Look At Me Still Talking When There’s Science To Do
In Grand Rapids… thinking about Barrow (among other things)Archive for wet site
Here I go again with Lessons One and Two.
We’ve started the real Science now, and we’re moving full-force into the hard work. It’s a bit difficult to describe without being long-winded and/or boring, but, having already presented the general idea of the plots and chambers, there is a good starting point.
Jeremy and I are in charge of the two sites in Atqasuk. Jeremy is in charge when The Boss is away. Barrow and Atqasuk both have a wet site and a dry site. This is exactly what it sounds like. The wet site has some standing water and is generally squishy. It is also chock-full of grasses and sedges which look almost the same, while the dry site is more of a plants-among-dirt setup.
I get the wet site. It is the best. Firstly and superficially, it is the best because it has the fewest species of all four sites, but that doesn’t mean it is that much easier, since the plants are more tangled and complicated than Jeremy’s. Secondly, the boardwalk is built most cleverly of all the boardwalks, meaning that the gap between the two boards is not big enough for a boot to slip through (How To Sprain An Ankle In The Arctic #1). Lastly, the folders for the ATK wet site are designated the color green, which clearly is superior to the red, yellow, and purple folders of my co-scientists.
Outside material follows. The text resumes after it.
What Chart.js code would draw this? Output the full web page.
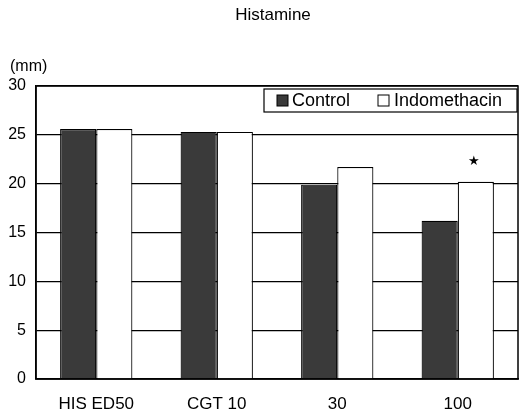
<!DOCTYPE html>
<html>
<head>
<meta charset="utf-8">
<script src="https://cdn.jsdelivr.net/npm/chart.js@4"></script>
<style>
html,body{margin:0;padding:0;background:#fff;}
#wrap{width:522px;height:414px;position:relative;}
</style>
</head>
<body>
<div id="wrap"><canvas id="c" width="522" height="414"></canvas></div>
<script>
const categories = ["HIS ED50", "CGT 10", "30", "100"];
const controlValues = [25.6, 25.3, 19.9, 16.2];
const indomethacinValues = [25.6, 25.3, 21.7, 20.2];
const yTicks = [0, 5, 10, 15, 20, 25, 30];
const seriesNames = ["Control", "Indomethacin"];
const titleText = "Histamine";
const unitText = "(mm)";
const starMarks = [false, false, false, true];

const FONT = "'Liberation Sans', Arial, sans-serif";

const decor = {
  id: 'decor',
  afterDraw(chart) {
    const ctx = chart.ctx;
    const a = chart.chartArea;
    ctx.save();
    ctx.strokeStyle = '#000';
    ctx.lineWidth = 1.5;
    ctx.strokeRect(a.left, a.top, a.right - a.left, a.bottom - a.top);
    ctx.fillStyle = '#000';
    ctx.font = "17px " + FONT;
    ctx.textAlign = 'center';
    ctx.textBaseline = 'middle';
    ctx.fillText(titleText, 273, 15);
    ctx.textAlign = 'left';
    ctx.font = "16px " + FONT;
    ctx.fillText(unitText, 10, 67);
    const meta = chart.getDatasetMeta(1);
    ctx.font = "13px " + FONT;
    ctx.textAlign = 'center';
    starMarks.forEach((s, i) => {
      if (!s) return;
      const el = meta.data[i];
      ctx.fillText('\u2605', el.x - 2, el.y - 20);
    });
    const lx = 264, ly = 89, lw = 253, lh = 23;
    ctx.fillStyle = '#fff';
    ctx.fillRect(lx, ly, lw, lh);
    ctx.lineWidth = 1.2;
    ctx.strokeRect(lx, ly, lw, lh);
    ctx.fillStyle = '#3a3a3a';
    ctx.fillRect(277, 95, 11, 11);
    ctx.lineWidth = 1;
    ctx.strokeRect(277, 95, 11, 11);
    ctx.fillStyle = '#fff';
    ctx.fillRect(378, 95, 11, 11);
    ctx.strokeRect(378, 95, 11, 11);
    ctx.fillStyle = '#000';
    ctx.font = "18px " + FONT;
    ctx.textAlign = 'left';
    ctx.fillText(seriesNames[0], 292, 101);
    ctx.fillText(seriesNames[1], 394, 101);
    ctx.restore();
  }
};

new Chart(document.getElementById('c'), {
  type: 'bar',
  data: {
    labels: categories,
    datasets: [
      { label: seriesNames[0], data: controlValues, backgroundColor: '#3a3a3a', borderColor: '#000', borderWidth: 1.2, categoryPercentage: 0.6, barPercentage: 1.0 },
      { label: seriesNames[1], data: indomethacinValues, backgroundColor: '#fff', borderColor: '#000', borderWidth: 1.2, categoryPercentage: 0.6, barPercentage: 1.0 }
    ]
  },
  options: {
    responsive: false,
    animation: false,
    layout: { padding: { left: 0, right: 4, top: 86, bottom: 0 } },
    plugins: { legend: { display: false }, title: { display: false }, tooltip: { enabled: false } },
    scales: {
      x: {
        grid: { display: false, drawTicks: false },
        border: { color: '#000', width: 1.5 },
        ticks: { color: '#000', font: { family: FONT, size: 17 }, padding: 15 },
        afterFit(s) { s.height = 35; }
      },
      y: {
        min: 0, max: 30,
        afterBuildTicks(s) { s.ticks = yTicks.map(v => ({ value: v })); },
        grid: { color: '#000', lineWidth: 1.2, drawTicks: false },
        border: { color: '#000', width: 1.5 },
        ticks: { color: '#000', font: { family: FONT, size: 16 }, padding: 10 },
        afterFit(s) { s.width = 36; }
      }
    }
  },
  plugins: [decor]
});
</script>
</body>
</html>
If I were really going the PR route I would leave out the long walk to the wet site, the increased likelihood of mosquito activity, and the fact that some of my plants are nearly indistinguishable from each other- especially now when they are just poking out of the ground of the water, and Boss is still here to watch me get confused every time (it helps when I ask him a question and he considers for a few moments before saying “weeeeeeeeeeeeeeeeell it’s probably dupontia, I don’t know, it’s hard to tell.”) As I am not scared of either hardship or extremely long sentences, I recorded that last bit. For honesty. For science. For posterity.
After a long day of bending, considering, guessing, measuring, and writing, I get to look forward to the long walk over the tundra. I don’t want to make any distance guesses, since I am horribly inaccurate at that kind of thing, but it’s a solid half hour of walking over what is essentially baseballs covered in different thicknesses of foam padding (How To Sprain An Ankle In The Arctic #2). Add grass and patches of water to wade through, and you get a good idea of what my daily cardio workout is going to look like.
We go through the complete cycle of data collection in Atqasuk once a week. Though the measuring part was finished today, the status-reporting and flower-counting has to be finished up tomorrow. Maybe it will get above fifty degrees?